* begin *

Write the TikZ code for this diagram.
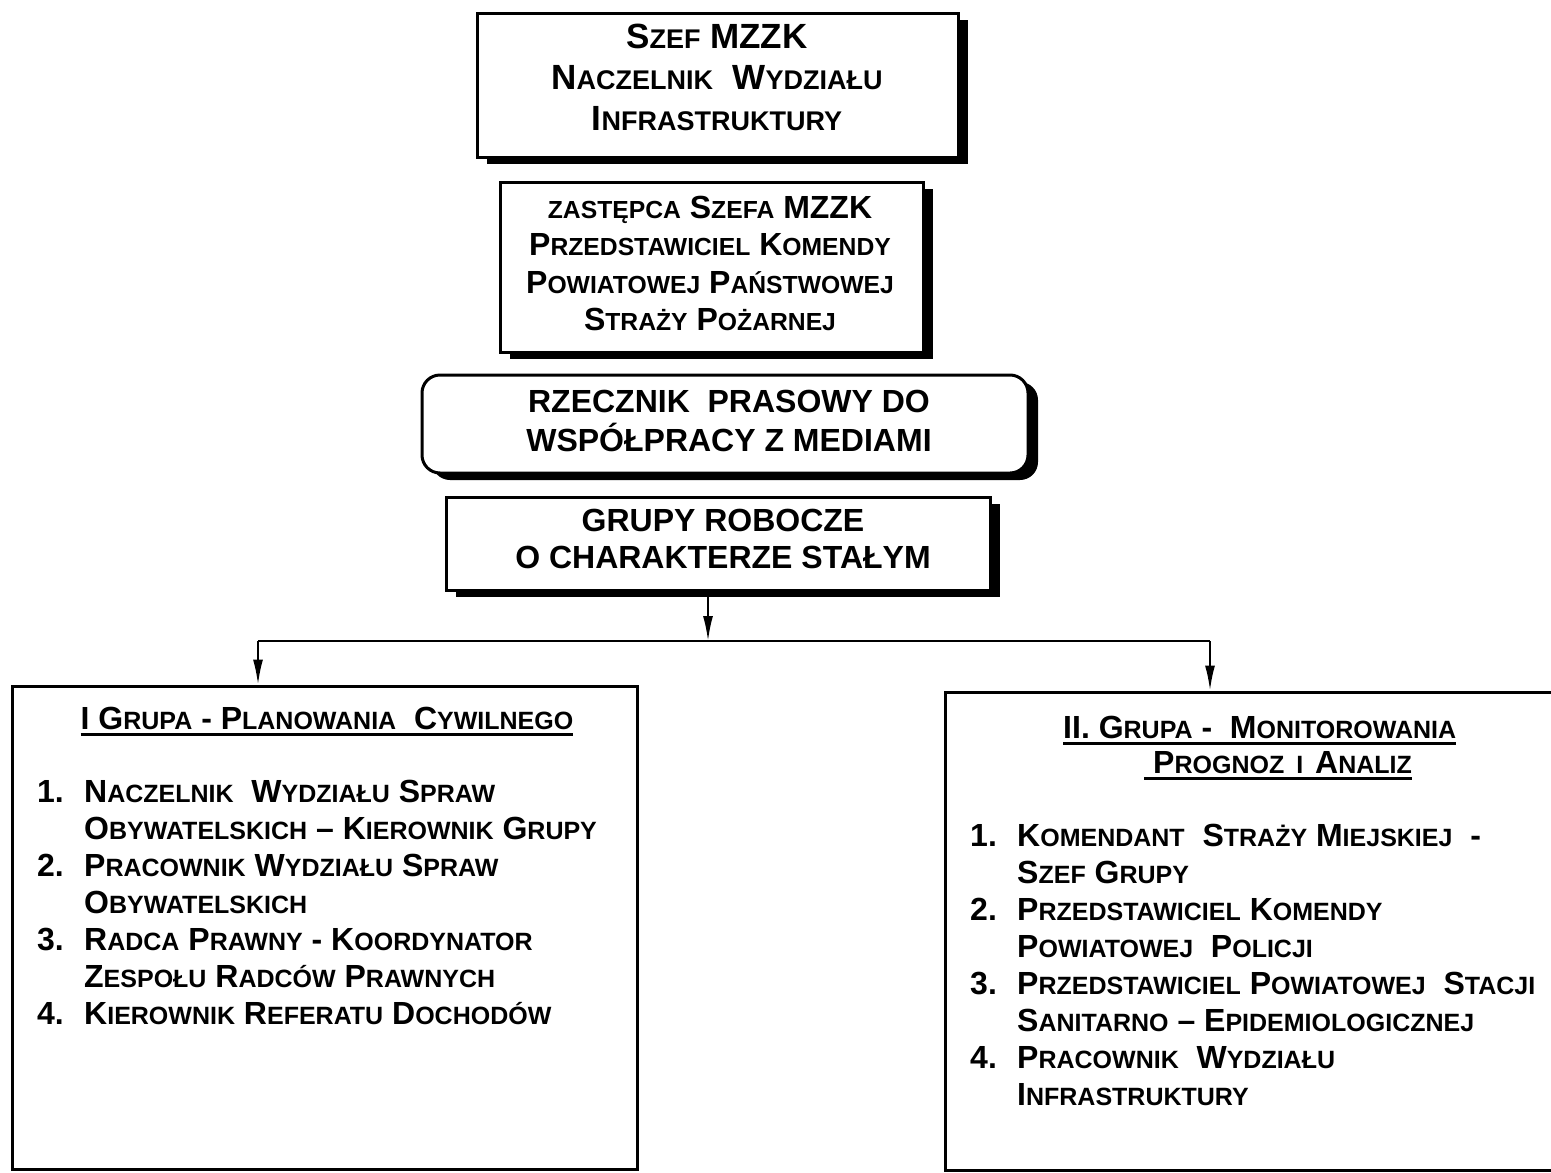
\documentclass[tikz,border=0pt]{standalone}
\usepackage{fontspec}
\setmainfont{Liberation Sans}
\usetikzlibrary{arrows.meta,shadows}
\newcommand\sm[1]{{\fontsize{25}{37}\selectfont #1}}
\newcommand\smA[1]{{\fontsize{27}{41}\selectfont #1}}
\newcommand\smB[1]{{\fontsize{24.7}{37.3}\selectfont #1}}
\newcommand\num[1]{\makebox[47pt][l]{#1}}
\begin{document}
\begin{tikzpicture}[x=1pt,y=-1pt,
  shbox/.style={draw=black, line width=3pt, fill=white, inner sep=0pt,
    drop shadow={shadow xshift=10pt, shadow yshift=-7pt, opacity=1, fill=black}},
  gbox/.style={draw=black, line width=3pt, fill=white, inner sep=0pt},
  txt/.style={inner sep=0pt, anchor=base, font=\bfseries},
  arr/.style={line width=2pt, -{Latex[length=25pt,width=10pt]}},
  conn/.style={line width=2pt},
  uline/.style={line width=2.2pt}]
\useasboundingbox (0,0) rectangle (1551,1173);
\fill[white] (0,0) rectangle (1551,1173);

% top boxes
\node[shbox, minimum width=481, minimum height=144] (b1) at (717.5,85) {};
\node[shbox, minimum width=423, minimum height=170] (b2) at (711.5,267) {};
\node[shbox, rounded corners=18pt, minimum width=606, minimum height=98] (b3) at (725,424) {};
\node[shbox, minimum width=544, minimum height=93] (b4) at (718,543.5) {};

\node[txt, font=\bfseries\fontsize{35}{41}\selectfont] (t1) at (717,48.5) {\begin{tabular}[t]{@{}c@{}}
S\smA{ZEF} MZZK\\
N\smA{ACZELNIK}\ \ W\smA{YDZIAŁU}\\
I\smA{NFRASTRUKTURY}
\end{tabular}};

\node[txt, font=\bfseries\fontsize{32}{37.3}\selectfont] (t2) at (710,218.5) {\begin{tabular}[t]{@{}c@{}}
\smB{ZASTĘPCA} S\smB{ZEFA} MZZK\\
P\smB{RZEDSTAWICIEL} K\smB{OMENDY}\\
P\smB{OWIATOWEJ} P\smB{AŃSTWOWEJ}\\
S\smB{TRAŻY} P\smB{OŻARNEJ}
\end{tabular}};

\node[txt, font=\bfseries\fontsize{32}{37}\selectfont] (t3) at (729,412.5) {\begin{tabular}[t]{@{}c@{}}
RZECZNIK\ \ PRASOWY DO\\
WSPÓŁPRACY Z MEDIAMI
\end{tabular}};

\node[txt, font=\bfseries\fontsize{32}{37}\selectfont] (t4) at (723,531.5) {\begin{tabular}[t]{@{}c@{}}
GRUPY ROBOCZE\\
O CHARAKTERZE STAŁYM
\end{tabular}};

% group boxes
\node[gbox, minimum width=625, minimum height=483] (g1) at (324.5,927.5) {};
\node[gbox, minimum width=615, minimum height=478] (g2) at (1252.5,931) {};

% connectors
\coordinate (hc) at (708,641);
\coordinate (hl) at (258,641);
\coordinate (hr) at (1210,641);
\draw[arr] (b4.south -| hc) -- (hc);
\draw[conn] (hc) -- (hl);
\draw[conn] (hc) -- (hr);
\draw[arr] (hl) -- (hl |- g1.north);
\draw[arr] (hr) -- (hr |- g2.north);

% left group
\node[txt, font=\bfseries\fontsize{32}{37}\selectfont] (lt) at (327,729.5) {I G\sm{RUPA} - P\sm{LANOWANIA}\ \ C\sm{YWILNEGO}};
\draw[uline] ([yshift=-5pt]lt.base west) -- ([yshift=-5pt]lt.base east);

\node[txt, anchor=base west, font=\bfseries\fontsize{32}{37}\selectfont] (ll) at (37,802.5) {\begin{tabular}[t]{@{}l@{}}
\num{1.}N\sm{ACZELNIK}\ \ W\sm{YDZIAŁU} S\sm{PRAW}\\
\num{}O\sm{BYWATELSKICH} – K\sm{IEROWNIK} G\sm{RUPY}\\
\num{2.}P\sm{RACOWNIK} W\sm{YDZIAŁU} S\sm{PRAW}\\
\num{}O\sm{BYWATELSKICH}\\
\num{3.}R\sm{ADCA} P\sm{RAWNY} - K\sm{OORDYNATOR}\\
\num{}Z\sm{ESPOŁU} R\sm{ADCÓW} P\sm{RAWNYCH}\\
\num{4.}K\sm{IEROWNIK} R\sm{EFERATU} D\sm{OCHODÓW}
\end{tabular}};

% right group
\node[txt, anchor=base west, font=\bfseries\fontsize{32}{37}\selectfont] (rt1) at (1063,738.5) {II. G\sm{RUPA} -\ \ M\sm{ONITOROWANIA}};
\draw[uline] ([yshift=-5pt]rt1.base west) -- ([yshift=-5pt]rt1.base east);
\node[txt, anchor=base west, font=\bfseries\fontsize{32}{37}\selectfont] (rt2) at (1153,773.5) {P\sm{ROGNOZ}\hspace{12pt}\sm{I}\hspace{12pt}A\sm{NALIZ}};
\draw[uline] ([xshift=-9pt,yshift=-5pt]rt2.base west) -- ([yshift=-5pt]rt2.base east);

\node[txt, anchor=base west, font=\bfseries\fontsize{32}{37}\selectfont] (rl) at (970,846.5) {\begin{tabular}[t]{@{}l@{}}
\num{1.}K\sm{OMENDANT}\ \ S\sm{TRAŻY} M\sm{IEJSKIEJ}\ \ -\\
\num{}S\sm{ZEF} G\sm{RUPY}\\
\num{2.}P\sm{RZEDSTAWICIEL} K\sm{OMENDY}\\
\num{}P\sm{OWIATOWEJ}\ \ P\sm{OLICJI}\\
\num{3.}P\sm{RZEDSTAWICIEL} P\sm{OWIATOWEJ}\ \ S\sm{TACJI}\\
\num{}S\sm{ANITARNO} – E\sm{PIDEMIOLOGICZNEJ}\\
\num{4.}P\sm{RACOWNIK}\ \ W\sm{YDZIAŁU}\\
\num{}I\sm{NFRASTRUKTURY}
\end{tabular}};
\end{tikzpicture}
\end{document}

* end *

* Set problem *
Each line above is to be copied verbatim. Drop any image from the copy.

* Full response *
Write the TikZ code for this diagram.
\documentclass[tikz,border=0pt]{standalone}
\usepackage{fontspec}
\setmainfont{Liberation Sans}
\usetikzlibrary{arrows.meta,shadows}
\newcommand\sm[1]{{\fontsize{25}{37}\selectfont #1}}
\newcommand\smA[1]{{\fontsize{27}{41}\selectfont #1}}
\newcommand\smB[1]{{\fontsize{24.7}{37.3}\selectfont #1}}
\newcommand\num[1]{\makebox[47pt][l]{#1}}
\begin{document}
\begin{tikzpicture}[x=1pt,y=-1pt,
  shbox/.style={draw=black, line width=3pt, fill=white, inner sep=0pt,
    drop shadow={shadow xshift=10pt, shadow yshift=-7pt, opacity=1, fill=black}},
  gbox/.style={draw=black, line width=3pt, fill=white, inner sep=0pt},
  txt/.style={inner sep=0pt, anchor=base, font=\bfseries},
  arr/.style={line width=2pt, -{Latex[length=25pt,width=10pt]}},
  conn/.style={line width=2pt},
  uline/.style={line width=2.2pt}]
\useasboundingbox (0,0) rectangle (1551,1173);
\fill[white] (0,0) rectangle (1551,1173);

% top boxes
\node[shbox, minimum width=481, minimum height=144] (b1) at (717.5,85) {};
\node[shbox, minimum width=423, minimum height=170] (b2) at (711.5,267) {};
\node[shbox, rounded corners=18pt, minimum width=606, minimum height=98] (b3) at (725,424) {};
\node[shbox, minimum width=544, minimum height=93] (b4) at (718,543.5) {};

\node[txt, font=\bfseries\fontsize{35}{41}\selectfont] (t1) at (717,48.5) {\begin{tabular}[t]{@{}c@{}}
S\smA{ZEF} MZZK\\
N\smA{ACZELNIK}\ \ W\smA{YDZIAŁU}\\
I\smA{NFRASTRUKTURY}
\end{tabular}};

\node[txt, font=\bfseries\fontsize{32}{37.3}\selectfont] (t2) at (710,218.5) {\begin{tabular}[t]{@{}c@{}}
\smB{ZASTĘPCA} S\smB{ZEFA} MZZK\\
P\smB{RZEDSTAWICIEL} K\smB{OMENDY}\\
P\smB{OWIATOWEJ} P\smB{AŃSTWOWEJ}\\
S\smB{TRAŻY} P\smB{OŻARNEJ}
\end{tabular}};

\node[txt, font=\bfseries\fontsize{32}{37}\selectfont] (t3) at (729,412.5) {\begin{tabular}[t]{@{}c@{}}
RZECZNIK\ \ PRASOWY DO\\
WSPÓŁPRACY Z MEDIAMI
\end{tabular}};

\node[txt, font=\bfseries\fontsize{32}{37}\selectfont] (t4) at (723,531.5) {\begin{tabular}[t]{@{}c@{}}
GRUPY ROBOCZE\\
O CHARAKTERZE STAŁYM
\end{tabular}};

% group boxes
\node[gbox, minimum width=625, minimum height=483] (g1) at (324.5,927.5) {};
\node[gbox, minimum width=615, minimum height=478] (g2) at (1252.5,931) {};

% connectors
\coordinate (hc) at (708,641);
\coordinate (hl) at (258,641);
\coordinate (hr) at (1210,641);
\draw[arr] (b4.south -| hc) -- (hc);
\draw[conn] (hc) -- (hl);
\draw[conn] (hc) -- (hr);
\draw[arr] (hl) -- (hl |- g1.north);
\draw[arr] (hr) -- (hr |- g2.north);

% left group
\node[txt, font=\bfseries\fontsize{32}{37}\selectfont] (lt) at (327,729.5) {I G\sm{RUPA} - P\sm{LANOWANIA}\ \ C\sm{YWILNEGO}};
\draw[uline] ([yshift=-5pt]lt.base west) -- ([yshift=-5pt]lt.base east);

\node[txt, anchor=base west, font=\bfseries\fontsize{32}{37}\selectfont] (ll) at (37,802.5) {\begin{tabular}[t]{@{}l@{}}
\num{1.}N\sm{ACZELNIK}\ \ W\sm{YDZIAŁU} S\sm{PRAW}\\
\num{}O\sm{BYWATELSKICH} – K\sm{IEROWNIK} G\sm{RUPY}\\
\num{2.}P\sm{RACOWNIK} W\sm{YDZIAŁU} S\sm{PRAW}\\
\num{}O\sm{BYWATELSKICH}\\
\num{3.}R\sm{ADCA} P\sm{RAWNY} - K\sm{OORDYNATOR}\\
\num{}Z\sm{ESPOŁU} R\sm{ADCÓW} P\sm{RAWNYCH}\\
\num{4.}K\sm{IEROWNIK} R\sm{EFERATU} D\sm{OCHODÓW}
\end{tabular}};

% right group
\node[txt, anchor=base west, font=\bfseries\fontsize{32}{37}\selectfont] (rt1) at (1063,738.5) {II. G\sm{RUPA} -\ \ M\sm{ONITOROWANIA}};
\draw[uline] ([yshift=-5pt]rt1.base west) -- ([yshift=-5pt]rt1.base east);
\node[txt, anchor=base west, font=\bfseries\fontsize{32}{37}\selectfont] (rt2) at (1153,773.5) {P\sm{ROGNOZ}\hspace{12pt}\sm{I}\hspace{12pt}A\sm{NALIZ}};
\draw[uline] ([xshift=-9pt,yshift=-5pt]rt2.base west) -- ([yshift=-5pt]rt2.base east);

\node[txt, anchor=base west, font=\bfseries\fontsize{32}{37}\selectfont] (rl) at (970,846.5) {\begin{tabular}[t]{@{}l@{}}
\num{1.}K\sm{OMENDANT}\ \ S\sm{TRAŻY} M\sm{IEJSKIEJ}\ \ -\\
\num{}S\sm{ZEF} G\sm{RUPY}\\
\num{2.}P\sm{RZEDSTAWICIEL} K\sm{OMENDY}\\
\num{}P\sm{OWIATOWEJ}\ \ P\sm{OLICJI}\\
\num{3.}P\sm{RZEDSTAWICIEL} P\sm{OWIATOWEJ}\ \ S\sm{TACJI}\\
\num{}S\sm{ANITARNO} – E\sm{PIDEMIOLOGICZNEJ}\\
\num{4.}P\sm{RACOWNIK}\ \ W\sm{YDZIAŁU}\\
\num{}I\sm{NFRASTRUKTURY}
\end{tabular}};
\end{tikzpicture}
\end{document}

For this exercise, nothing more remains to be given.